Il decreto è all’ultimo passaggio ministeriale e, come conferma il Mur, sarà reso pubblico subito dopo le elezioni europee. Proprio il ministro Anna Maria Bernini lo scorso 5 ottobre aveva istituito un gruppo di lavoro formato da sette esperti (senza alcun rappresentante del mondo del precariato né di quello sindacale) per analizzare l’esistente e proporre soluzioni. Il gruppo era guidato dall’ex presidente della Conferenza dei rettori, Ferruccio Resta. Resta ha confermato al quotidiano Repubblica di aver consegnato un progetto di lavoro alla ministra ispirato al documento Crui dell’aprile 2021 che prevedeva, appunto, ricercatori post-doc (dopo il dottorato) per periodi di uno-tre anni e contratti di ricerca dopo la laurea tra i sei mesi e i tre anni.

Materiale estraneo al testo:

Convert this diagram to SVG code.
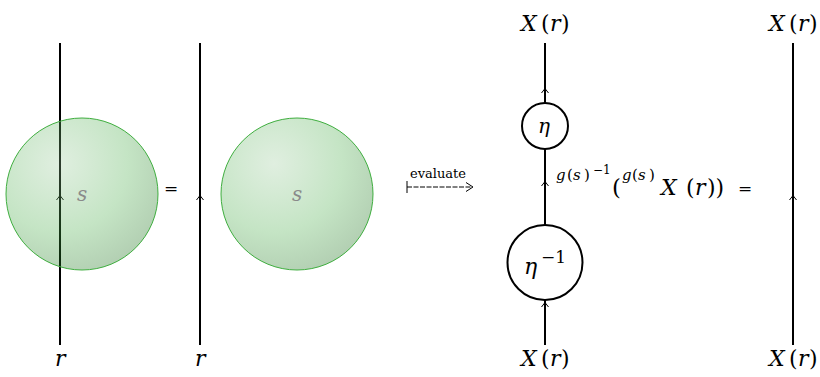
<svg xmlns="http://www.w3.org/2000/svg" width="820" height="377" viewBox="0 0 820 377">
<defs>
<radialGradient id="ball" cx="0.35" cy="0.3" r="0.75">
<stop offset="0" stop-color="#96c896" stop-opacity="0.3"/>
<stop offset="0.6" stop-color="#48ac48" stop-opacity="0.32"/>
<stop offset="1" stop-color="#106a10" stop-opacity="0.32"/>
</radialGradient>
</defs>
<g id="connectors" stroke="#000" fill="none">
<line stroke-width="2" x1="60" y1="43" x2="60" y2="345"/>
<path stroke-width="1" d="M56.5,200 L60,195.5 L63.5,200"/>
<line stroke-width="2" x1="200" y1="43" x2="200" y2="345"/>
<path stroke-width="1" d="M196.5,200 L200,195.5 L203.5,200"/>
<line stroke-width="2" x1="545" y1="43" x2="545" y2="103"/>
<path stroke-width="1" d="M541.5,93 L545,88.5 L548.5,93"/>
<line stroke-width="2" x1="545" y1="149" x2="545" y2="225"/>
<path stroke-width="1" d="M541.5,186 L545,181.5 L548.5,186"/>
<line stroke-width="2" x1="545" y1="300" x2="545" y2="345"/>
<path stroke-width="1" d="M541.5,307 L545,302.5 L548.5,307"/>
<line stroke-width="2" x1="793" y1="43" x2="793" y2="345"/>
<path stroke-width="1" d="M789.5,200 L793,195.5 L796.5,200"/>
<g id="evaluate-arrow" stroke-width="1">
<line x1="407" y1="181" x2="407" y2="193"/>
<line x1="407" y1="187" x2="472" y2="187" stroke-dasharray="5,1.5"/>
<path d="M466,182.5 L473,187 L466,191.5"/>
</g>
</g>
<text x="438" y="178" font-size="13" text-anchor="middle" font-family="DejaVu Serif" fill="#000">evaluate</text>
<g id="ball1">
<circle cx="82" cy="194" r="76" fill="url(#ball)" stroke="#3fae3f" stroke-width="1"/>
<text x="77" y="201" font-size="20" font-style="italic" font-family="DejaVu Serif" fill="#8a8a8a">s</text>
</g>
<g id="ball2">
<circle cx="297" cy="194" r="76" fill="url(#ball)" stroke="#3fae3f" stroke-width="1"/>
<text x="292" y="201" font-size="20" font-style="italic" font-family="DejaVu Serif" fill="#8a8a8a">s</text>
</g>
<g id="eq1"><text x="164" y="194" font-size="17" font-family="DejaVu Serif" fill="#000">=</text></g>
<g id="eq2"><text x="738" y="194" font-size="17" font-family="DejaVu Serif" fill="#000">=</text></g>
<g id="label-r1"><text x="55" y="366" font-size="22" font-style="italic" font-family="DejaVu Serif" fill="#000">r</text></g>
<g id="label-r2"><text x="195" y="366" font-size="22" font-style="italic" font-family="DejaVu Serif" fill="#000">r</text></g>
<g id="eta">
<circle cx="545" cy="126" r="23" fill="#fff" stroke="#000" stroke-width="2"/>
<text x="538" y="133" font-size="20" font-style="italic" font-family="DejaVu Serif" fill="#000">η</text>
</g>
<g id="eta-inv">
<circle cx="545" cy="262.5" r="37.5" fill="#fff" stroke="#000" stroke-width="2"/>
<text x="524" y="274" font-size="22" font-style="italic" font-family="DejaVu Serif" fill="#000">η</text>
<text x="541" y="263" font-size="17" font-family="DejaVu Serif" fill="#000">−1</text>
</g>
<g id="mid-label" font-family="DejaVu Serif" fill="#000">
<text y="180" font-size="15"><tspan x="556" font-style="italic">g</tspan><tspan x="567">(</tspan><tspan x="573" font-style="italic">s</tspan><tspan x="584">)</tspan></text>
<text x="593" y="174" font-size="12">−1</text>
<text x="612" y="195" font-size="23">(</text>
<text y="180" font-size="15"><tspan x="622" font-style="italic">g</tspan><tspan x="632">(</tspan><tspan x="638" font-style="italic">s</tspan><tspan x="649">)</tspan></text>
<text y="195" font-size="22"><tspan x="661" font-style="italic">X</tspan><tspan x="686">(</tspan><tspan x="695" font-style="italic">r</tspan><tspan x="707">))</tspan></text>
</g>
<g id="label-top1" font-family="DejaVu Serif" fill="#000"><text y="31" font-size="22"><tspan x="521" font-style="italic">X</tspan><tspan x="541">(</tspan><tspan x="550" font-style="italic">r</tspan><tspan x="561">)</tspan></text></g>
<g id="label-bot1" font-family="DejaVu Serif" fill="#000"><text y="366" font-size="22"><tspan x="521" font-style="italic">X</tspan><tspan x="541">(</tspan><tspan x="550" font-style="italic">r</tspan><tspan x="561">)</tspan></text></g>
<g id="label-top2" font-family="DejaVu Serif" fill="#000"><text y="31" font-size="22"><tspan x="769" font-style="italic">X</tspan><tspan x="789">(</tspan><tspan x="798" font-style="italic">r</tspan><tspan x="809">)</tspan></text></g>
<g id="label-bot2" font-family="DejaVu Serif" fill="#000"><text y="366" font-size="22"><tspan x="769" font-style="italic">X</tspan><tspan x="789">(</tspan><tspan x="798" font-style="italic">r</tspan><tspan x="809">)</tspan></text></g>
</svg>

Fioravante (Adi): “Mai stati chiamati dalla ministra che forse si vergogna”

“Abbiamo mandato tre richieste di incontro alla ministra, ignorate. Mai stati chiamati – conferma a Corriereuniv.it Rosa Fioravante, segretaria dell’associazione dei ricercatori -. Non mi stupisce: dal ministero sanno che i nostri dati sono corretti. Servono risorse importanti sia per sostenere l’intero comparto universitario – interi atenei rischiano di non essere sostenibili in pochissimi anni – sia per dare ai ricercatori le condizioni di dignità minima che hanno i colleghi in Europa”. Il rischio è di portare avanti il precariato e perpetrare la fuga di cervelli in Italia. “Un sistema sano – continua Fioravante – prevede dottorato e poi massimo 3 anni di precarietà prima di iniziare la Tenure track. In italia se ne fanno dieci, con questa riforma se ne faranno anche quindici. Il tutto in un Paese che é sotto organico su ogni figura universitaria, dal ricercatore post doc al professore ordinario”.

Il rischio è di isolare sempre di più l’Italia dalla grande ricerca europea e internazionale. “Questa riforma peggiora l’attrattivà delle carriere italiane che già non interessano ai colleghi esteri (i dati sono chiarissimi) e incentiva gli italiani ancora di più ad andarsene. Ci stanno chiedendo di scegliere tra la borsa di sei mesi o la vita, letteralmente. La precarietà é nemica della qualità e loro lo sanno. Immagino – conclude Fioravante – che la ministra Bernini non ci abbia mai ricevuto in questo anno e mezzo perché tutte queste cose le sa e si vergogna“.